_PROMPT:_
Everything from the first line of the data through the line with "import seaborn as sns" is to be echoed exactly, minus the pictures.

▶

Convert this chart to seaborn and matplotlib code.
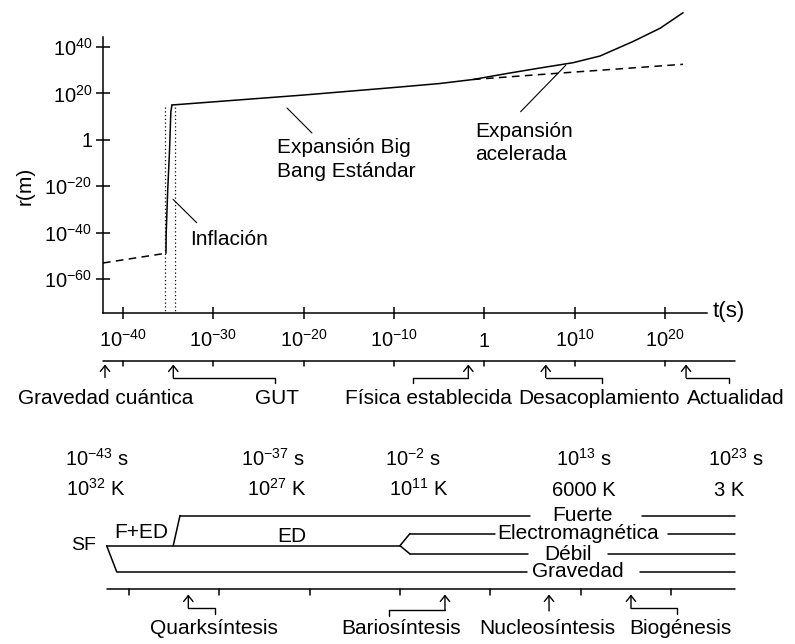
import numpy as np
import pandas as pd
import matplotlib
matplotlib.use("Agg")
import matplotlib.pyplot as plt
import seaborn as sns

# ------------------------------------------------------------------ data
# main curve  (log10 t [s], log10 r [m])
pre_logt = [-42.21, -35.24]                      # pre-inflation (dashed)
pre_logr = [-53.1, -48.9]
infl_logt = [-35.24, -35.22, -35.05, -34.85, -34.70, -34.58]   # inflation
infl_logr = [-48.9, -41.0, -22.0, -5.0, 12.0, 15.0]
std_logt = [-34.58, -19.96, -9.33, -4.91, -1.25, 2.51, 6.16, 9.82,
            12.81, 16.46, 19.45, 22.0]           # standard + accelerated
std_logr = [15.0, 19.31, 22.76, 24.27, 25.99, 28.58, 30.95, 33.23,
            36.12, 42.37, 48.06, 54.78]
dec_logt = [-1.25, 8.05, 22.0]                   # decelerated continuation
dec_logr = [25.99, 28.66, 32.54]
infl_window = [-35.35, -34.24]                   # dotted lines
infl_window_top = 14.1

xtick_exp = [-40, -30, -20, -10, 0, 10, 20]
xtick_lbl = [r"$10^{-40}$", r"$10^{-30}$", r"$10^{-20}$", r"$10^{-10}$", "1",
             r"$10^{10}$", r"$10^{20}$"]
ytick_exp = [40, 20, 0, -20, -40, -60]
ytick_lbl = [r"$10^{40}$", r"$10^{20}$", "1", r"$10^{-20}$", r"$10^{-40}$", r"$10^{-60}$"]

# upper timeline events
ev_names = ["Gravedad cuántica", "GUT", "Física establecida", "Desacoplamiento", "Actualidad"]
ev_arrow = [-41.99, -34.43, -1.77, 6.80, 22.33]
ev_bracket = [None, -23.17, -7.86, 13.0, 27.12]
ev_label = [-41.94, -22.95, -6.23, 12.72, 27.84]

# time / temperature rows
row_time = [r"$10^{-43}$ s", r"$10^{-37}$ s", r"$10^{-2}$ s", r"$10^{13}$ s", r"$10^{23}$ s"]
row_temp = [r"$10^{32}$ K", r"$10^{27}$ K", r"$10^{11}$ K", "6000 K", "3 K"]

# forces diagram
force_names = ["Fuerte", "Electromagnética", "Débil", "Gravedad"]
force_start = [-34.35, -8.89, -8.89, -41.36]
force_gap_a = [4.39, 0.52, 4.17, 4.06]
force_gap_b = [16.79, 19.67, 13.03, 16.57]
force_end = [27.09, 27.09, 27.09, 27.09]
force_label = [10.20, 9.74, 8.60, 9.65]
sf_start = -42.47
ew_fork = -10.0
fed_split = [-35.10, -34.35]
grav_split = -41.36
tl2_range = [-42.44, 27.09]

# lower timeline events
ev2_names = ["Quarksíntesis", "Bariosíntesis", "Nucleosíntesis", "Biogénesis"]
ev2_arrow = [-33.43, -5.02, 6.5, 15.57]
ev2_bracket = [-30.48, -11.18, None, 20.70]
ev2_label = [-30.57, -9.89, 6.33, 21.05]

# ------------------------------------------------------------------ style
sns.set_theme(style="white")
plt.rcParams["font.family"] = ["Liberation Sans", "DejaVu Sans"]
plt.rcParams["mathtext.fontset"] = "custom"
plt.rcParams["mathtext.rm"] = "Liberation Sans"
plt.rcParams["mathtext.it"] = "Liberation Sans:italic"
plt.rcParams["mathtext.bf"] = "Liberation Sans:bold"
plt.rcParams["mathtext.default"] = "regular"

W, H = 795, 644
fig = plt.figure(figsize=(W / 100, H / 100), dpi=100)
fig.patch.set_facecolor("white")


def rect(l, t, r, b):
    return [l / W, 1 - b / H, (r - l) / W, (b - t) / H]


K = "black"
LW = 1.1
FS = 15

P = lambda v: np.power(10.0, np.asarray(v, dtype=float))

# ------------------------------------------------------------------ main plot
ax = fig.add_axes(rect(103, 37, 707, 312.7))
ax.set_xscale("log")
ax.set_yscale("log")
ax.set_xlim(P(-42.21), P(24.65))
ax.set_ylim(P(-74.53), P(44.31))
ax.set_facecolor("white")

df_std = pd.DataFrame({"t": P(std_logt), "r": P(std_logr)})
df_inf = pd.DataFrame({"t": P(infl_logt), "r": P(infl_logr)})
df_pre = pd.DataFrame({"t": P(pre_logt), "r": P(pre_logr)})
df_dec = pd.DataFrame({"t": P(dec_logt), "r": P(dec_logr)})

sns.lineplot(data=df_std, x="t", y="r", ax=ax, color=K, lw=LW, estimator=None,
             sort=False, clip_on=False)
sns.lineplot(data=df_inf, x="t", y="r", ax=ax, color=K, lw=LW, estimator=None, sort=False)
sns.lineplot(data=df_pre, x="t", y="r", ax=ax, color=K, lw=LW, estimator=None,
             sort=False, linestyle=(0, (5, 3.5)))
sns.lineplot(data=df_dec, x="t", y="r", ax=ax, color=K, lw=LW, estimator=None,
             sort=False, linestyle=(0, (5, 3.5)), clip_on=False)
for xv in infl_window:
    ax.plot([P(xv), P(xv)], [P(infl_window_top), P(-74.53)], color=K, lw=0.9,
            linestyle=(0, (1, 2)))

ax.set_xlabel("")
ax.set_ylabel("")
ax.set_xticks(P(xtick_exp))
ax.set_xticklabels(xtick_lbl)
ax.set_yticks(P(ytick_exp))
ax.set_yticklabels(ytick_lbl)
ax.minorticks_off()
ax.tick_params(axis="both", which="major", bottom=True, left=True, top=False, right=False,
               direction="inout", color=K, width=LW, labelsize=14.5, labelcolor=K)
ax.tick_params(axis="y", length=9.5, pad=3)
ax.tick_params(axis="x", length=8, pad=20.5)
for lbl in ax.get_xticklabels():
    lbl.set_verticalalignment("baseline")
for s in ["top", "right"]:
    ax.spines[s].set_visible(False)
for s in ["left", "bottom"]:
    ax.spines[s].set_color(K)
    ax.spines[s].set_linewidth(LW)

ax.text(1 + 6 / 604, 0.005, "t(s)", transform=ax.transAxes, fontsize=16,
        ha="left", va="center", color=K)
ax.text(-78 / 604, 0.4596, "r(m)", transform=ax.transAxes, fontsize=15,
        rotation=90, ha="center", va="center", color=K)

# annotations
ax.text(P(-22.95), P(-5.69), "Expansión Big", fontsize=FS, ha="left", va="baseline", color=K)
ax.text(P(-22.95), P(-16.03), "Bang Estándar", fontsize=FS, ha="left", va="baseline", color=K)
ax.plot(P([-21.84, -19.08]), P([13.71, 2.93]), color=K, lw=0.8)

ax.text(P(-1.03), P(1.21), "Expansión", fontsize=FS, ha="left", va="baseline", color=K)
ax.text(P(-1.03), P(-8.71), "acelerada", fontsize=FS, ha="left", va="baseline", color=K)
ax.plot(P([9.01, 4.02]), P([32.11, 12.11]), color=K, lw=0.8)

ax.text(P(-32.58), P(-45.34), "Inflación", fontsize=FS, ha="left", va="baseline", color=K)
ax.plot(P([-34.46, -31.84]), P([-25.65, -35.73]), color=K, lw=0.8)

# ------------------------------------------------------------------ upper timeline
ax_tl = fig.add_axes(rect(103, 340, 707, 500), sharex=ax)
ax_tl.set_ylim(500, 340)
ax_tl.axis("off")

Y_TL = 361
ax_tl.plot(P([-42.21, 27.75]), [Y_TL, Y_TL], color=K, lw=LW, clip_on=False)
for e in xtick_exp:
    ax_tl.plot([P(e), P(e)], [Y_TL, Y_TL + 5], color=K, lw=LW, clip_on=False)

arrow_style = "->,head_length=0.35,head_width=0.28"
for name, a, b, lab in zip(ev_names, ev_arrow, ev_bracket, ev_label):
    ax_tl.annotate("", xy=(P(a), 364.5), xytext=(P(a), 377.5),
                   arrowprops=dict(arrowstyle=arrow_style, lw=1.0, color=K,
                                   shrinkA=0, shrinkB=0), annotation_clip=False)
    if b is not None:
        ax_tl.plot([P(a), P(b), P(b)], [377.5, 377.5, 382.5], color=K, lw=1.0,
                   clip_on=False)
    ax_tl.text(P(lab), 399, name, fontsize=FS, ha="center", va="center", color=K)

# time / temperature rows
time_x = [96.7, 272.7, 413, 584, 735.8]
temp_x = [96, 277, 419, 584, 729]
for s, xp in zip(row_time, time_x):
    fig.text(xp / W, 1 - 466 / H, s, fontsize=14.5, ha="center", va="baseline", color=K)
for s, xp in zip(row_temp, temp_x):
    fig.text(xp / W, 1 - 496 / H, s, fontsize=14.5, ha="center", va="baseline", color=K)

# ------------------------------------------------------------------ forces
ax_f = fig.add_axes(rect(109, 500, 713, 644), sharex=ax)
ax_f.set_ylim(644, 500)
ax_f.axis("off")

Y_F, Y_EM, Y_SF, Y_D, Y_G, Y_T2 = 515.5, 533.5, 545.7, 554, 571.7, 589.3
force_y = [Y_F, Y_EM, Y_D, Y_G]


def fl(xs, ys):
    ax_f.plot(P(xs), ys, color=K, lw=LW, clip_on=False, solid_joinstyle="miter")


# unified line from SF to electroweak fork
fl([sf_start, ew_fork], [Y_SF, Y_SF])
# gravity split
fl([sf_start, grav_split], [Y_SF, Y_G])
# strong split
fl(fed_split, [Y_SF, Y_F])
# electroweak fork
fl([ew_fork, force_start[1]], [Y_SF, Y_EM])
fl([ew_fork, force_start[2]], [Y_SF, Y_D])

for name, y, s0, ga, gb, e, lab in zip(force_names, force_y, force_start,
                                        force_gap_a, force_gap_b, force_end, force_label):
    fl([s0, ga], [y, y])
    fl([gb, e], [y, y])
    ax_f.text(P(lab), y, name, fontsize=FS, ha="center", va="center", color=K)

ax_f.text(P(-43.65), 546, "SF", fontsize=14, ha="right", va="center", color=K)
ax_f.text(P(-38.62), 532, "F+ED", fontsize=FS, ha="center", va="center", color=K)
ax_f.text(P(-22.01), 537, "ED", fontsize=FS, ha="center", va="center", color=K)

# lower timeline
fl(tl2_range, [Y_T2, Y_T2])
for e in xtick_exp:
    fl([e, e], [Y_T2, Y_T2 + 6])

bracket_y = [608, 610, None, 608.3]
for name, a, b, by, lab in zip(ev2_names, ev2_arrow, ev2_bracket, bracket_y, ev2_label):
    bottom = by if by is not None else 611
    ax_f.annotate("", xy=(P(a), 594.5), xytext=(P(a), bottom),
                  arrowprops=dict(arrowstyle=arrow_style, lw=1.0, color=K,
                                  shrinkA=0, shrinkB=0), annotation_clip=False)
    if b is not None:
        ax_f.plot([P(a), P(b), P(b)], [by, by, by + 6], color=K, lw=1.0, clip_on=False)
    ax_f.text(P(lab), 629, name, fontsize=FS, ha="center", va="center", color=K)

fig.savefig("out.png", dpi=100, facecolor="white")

◀

_THE OUTPUT:_
Convert this chart to seaborn and matplotlib code.
import numpy as np
import pandas as pd
import matplotlib
matplotlib.use("Agg")
import matplotlib.pyplot as plt
import seaborn as sns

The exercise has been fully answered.